The Cork Oak woodlands in Sardinia and the rest of the Mediterranean may risk extinction. Cork stoppers are disappearing along with their trees. It is predicted that in 2015 over 95% of wine bottles could be using synthetic corks and the quantity of cork harvested in the Mediterranean region would thus fall from 300,000 tons to 19,500. A potential economic crisis that could also result in an ecological disaster. Within the next 10 years up to 75% of the Cork Oak woodlands that cover an area of 2.7 million hectares throughout Italy, Portugal, Spain, Morocco, Algeria, France, and Tunisia could be lost. The alarm was raised recently in a report by WWF titled “Stappa con il sughero!” (Uncork it with cork) that was presented during a round table discussion on sustainable management of cork woodlands and the FSC (Forest Stewardship Council) certification, held in Sardinia on May 29th. And, in fact, the island of Sardinia is the source of 80% of Italian cork production with 120,000 quintals harvested each year, and is where the forecasts are most bleak “if the cork stopper market is not sustained”, according to the Wwf.
Nora Berrahmouni, WWF Cork Oak landscapes program coordinator, noted, “Cork stoppers represent 70% of the total value of the world cork market and the wine industry buys 15 billion each year. Sustaining this market means sustaining Cork Oaks, whose economic use is an action that favors the conservation of biodiversity”. The tendency however, according to WWF, is the move towards synthetic corks, partially a consequence of the boom in low cost wines.
A damage in economic and environmental terms that, in the Mediterranean area, could translate into an irreversible crisis for entire forest, industrial, and artisan sectors, with a loss of 62,500 jobs and the threat of extinction for species like the Iberian Lynx, the Barbary Deer, and the Iberian Imperial Eagle (typical in cork woodlands).

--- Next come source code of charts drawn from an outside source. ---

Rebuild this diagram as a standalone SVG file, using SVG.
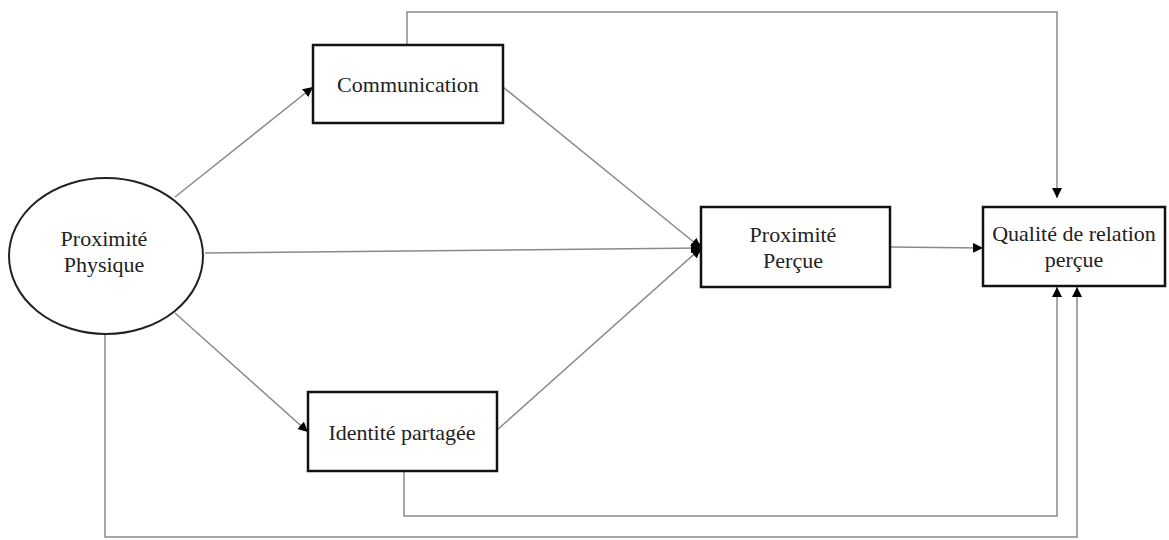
<svg xmlns="http://www.w3.org/2000/svg" width="1169" height="540" viewBox="0 0 1169 540">
<defs>
<marker id="ah" viewBox="0 0 10 10" refX="10" refY="5" markerWidth="10" markerHeight="10" markerUnits="userSpaceOnUse" orient="auto">
<path d="M0,0 L10,5 L0,10 z" fill="#000"/>
</marker>
</defs>
<style>
.box{fill:#fff;stroke:#111;stroke-width:2.5}
.ell{fill:#fff;stroke:#222;stroke-width:2}
.lbl{font-size:22px;fill:#222;text-anchor:middle}
.c{fill:none;stroke:#8a8a8a;stroke-width:1.5}
</style>
<rect width="1169" height="540" fill="#fff"/>
<g id="connectors">
<path class="c" d="M407,45 V12 H1057 V198" marker-end="url(#ah)"/>
<path class="c" d="M175,197 L313,87" marker-end="url(#ah)"/>
<path class="c" d="M175,313 L308,432" marker-end="url(#ah)"/>
<path class="c" d="M205,253 L701,248" marker-end="url(#ah)"/>
<path class="c" d="M503,87 L701,248" marker-end="url(#ah)"/>
<path class="c" d="M497,430 L701,248" marker-end="url(#ah)"/>
<path class="c" d="M890,247 L983,248" marker-end="url(#ah)"/>
<path class="c" d="M404,471 V516 H1057 V287" marker-end="url(#ah)"/>
<path class="c" d="M105,335 V537 H1077 V287" marker-end="url(#ah)"/>
<ellipse cx="697" cy="248" rx="4" ry="6" fill="#000"/>
</g>
<g font-family="Liberation Serif, Times New Roman, serif">
<g id="n-physique">
<ellipse class="ell" cx="106" cy="256" rx="97" ry="78"/>
<text class="lbl" x="104" y="246">Proximité</text>
<text class="lbl" x="104" y="272">Physique</text>
</g>
<g id="n-communication">
<rect class="box" x="313" y="45" width="190" height="78"/>
<text class="lbl" x="408" y="92">Communication</text>
</g>
<g id="n-identite">
<rect class="box" x="308" y="392" width="189" height="79"/>
<text class="lbl" x="402" y="440">Identité partagée</text>
</g>
<g id="n-percue">
<rect class="box" x="701" y="207" width="189" height="80"/>
<text class="lbl" x="793" y="242">Proximité</text>
<text class="lbl" x="793" y="268">Perçue</text>
</g>
<g id="n-qualite">
<rect class="box" x="983" y="207" width="182" height="79"/>
<text class="lbl" x="1074" y="241">Qualité de relation</text>
<text class="lbl" x="1074" y="267">perçue</text>
</g>
</g>
</svg>
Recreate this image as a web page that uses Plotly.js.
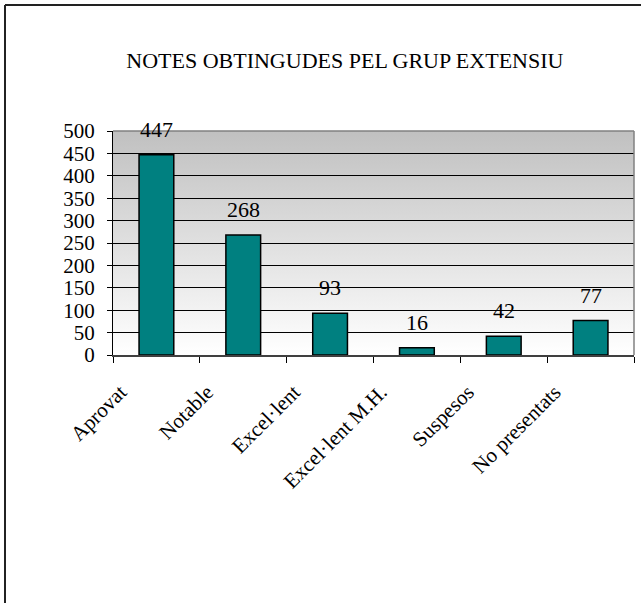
<!DOCTYPE html>
<html>
<head>
<meta charset="utf-8">
<script src="https://cdn.plot.ly/plotly-3.0.1.min.js"></script>
<style>
html,body{margin:0;padding:0;background:#fff;}
#chart{width:641px;height:603px;}
</style>
</head>
<body>
<div id="chart"></div>
<script>
const categories = ["Aprovat", "Notable", "Excel·lent", "Excel·lent M.H.", "Suspesos", "No presentats"];
const values = [447, 268, 93, 16, 42, 77];
const yTicks = [0, 50, 100, 150, 200, 250, 300, 350, 400, 450, 500];
const titleText = "NOTES OBTINGUDES PEL GRUP EXTENSIU";

const FONT = "Liberation Serif";

const grad = "data:image/svg+xml;charset=utf-8," + encodeURIComponent(
  "<svg xmlns='http://www.w3.org/2000/svg' width='10' height='100' viewBox='0 0 10 100' preserveAspectRatio='none'>" +
  "<defs><linearGradient id='g' x1='0' y1='0' x2='0' y2='1'>" +
  "<stop offset='0' stop-color='#c0c0c0'/><stop offset='1' stop-color='#ffffff'/></linearGradient></defs>" +
  "<rect x='0' y='0' width='10' height='100' fill='url(#g)'/></svg>");

const trace = {
  type: "bar",
  x: categories,
  y: values,
  width: 0.4,
  marker: {color: "#008080", line: {color: "#000000", width: 1.5}},
  hoverinfo: "x+y"
};

const annotations = categories.map((c, i) => ({
  x: c, y: values[i], xref: "x", yref: "y",
  text: String(values[i]), showarrow: false,
  yanchor: "bottom", yshift: 11,
  font: {family: FONT, size: 22, color: "#000"}
}));

const layout = {
  width: 641, height: 603,
  margin: {l: 113, r: 7, t: 131, b: 248},
  paper_bgcolor: "#ffffff",
  plot_bgcolor: "rgba(0,0,0,0)",
  font: {family: FONT, color: "#000"},
  showlegend: false,
  bargap: 0.6,
  title: {text: titleText, font: {family: FONT, size: 22, color: "#000"}, x: 0.538, xanchor: "center", y: 0.9, yanchor: "middle", xref: "container", yref: "container"},
  xaxis: {
    type: "category",
    range: [-0.5, 5.5],
    tickangle: -45,
    ticks: "outside", tickson: "boundaries", ticklen: 6, tickcolor: "#000", tickwidth: 1,
    ticklabelshift: -36, ticklabelstandoff: 15,
    showline: true, linecolor: "#404040", linewidth: 1.5,
    showgrid: false,
    tickfont: {family: FONT, size: 21, color: "#000"},
    fixedrange: true
  },
  yaxis: {
    range: [0, 500],
    tickvals: yTicks,
    ticktext: yTicks.map(String),
    ticks: "outside", ticklen: 5, tickcolor: "#000", tickwidth: 1,
    ticklabelstandoff: 8,
    showline: true, linecolor: "#000", linewidth: 1,
    showgrid: true, gridcolor: "#000", gridwidth: 1,
    zeroline: false,
    tickfont: {family: FONT, size: 21, color: "#000"},
    fixedrange: true
  },
  images: [{
    source: grad, xref: "x domain", yref: "y domain",
    x: 0, y: 1, sizex: 1, sizey: 1, xanchor: "left", yanchor: "top",
    sizing: "stretch", layer: "below"
  }],
  shapes: [
    {type: "line", xref: "x domain", yref: "y domain", x0: 0, x1: 1, y0: 1, y1: 1, line: {color: "#808080", width: 1.5}, layer: "above"},
    {type: "line", xref: "x domain", yref: "y domain", x0: 1, x1: 1, y0: 0, y1: 1, line: {color: "#808080", width: 1.5}, layer: "above"},
    {type: "line", xref: "paper", yref: "paper", x0: -0.2073, x1: -0.2073, y0: -1.2, y1: 1.5625, line: {color: "#222", width: 2}},
    {type: "line", xref: "paper", yref: "paper", x0: -0.2073, x1: 1.1, y0: 1.5625, y1: 1.5625, line: {color: "#222", width: 2}}
  ],
  annotations: annotations
};

Plotly.newPlot("chart", [trace], layout, {displayModeBar: false, staticPlot: true});
</script>
</body>
</html>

According to the WWF report, the promotion of sustainable management of cork woodlands, “is a goal that should be followed in order to create a strategy for the conservation of biodiversity in the Mediterranean Ecoregion that the WWF is currently creating in countries like Italy, Spain, and Portugal where cork woodland areas are located”.
The Councilor for Environmental Protection, Antonio Dessì, pointed out, “Sardinia has inserted the tutelage of cork and the development of the cork production sector among the strategic projects included in the Regional Environmental Forest Plan.
Cork will be certified and registered, and this will allow for programming in the industrial sector that works with cork, and to receive EU financing. Where possible, new trees will be planted where it is necessary to improve the existing woodlands and to recuperate deteriorated forests. The region’s action is therefore very clear and is headed in a sustainable direction and a concrete re-launching of the entire sector”.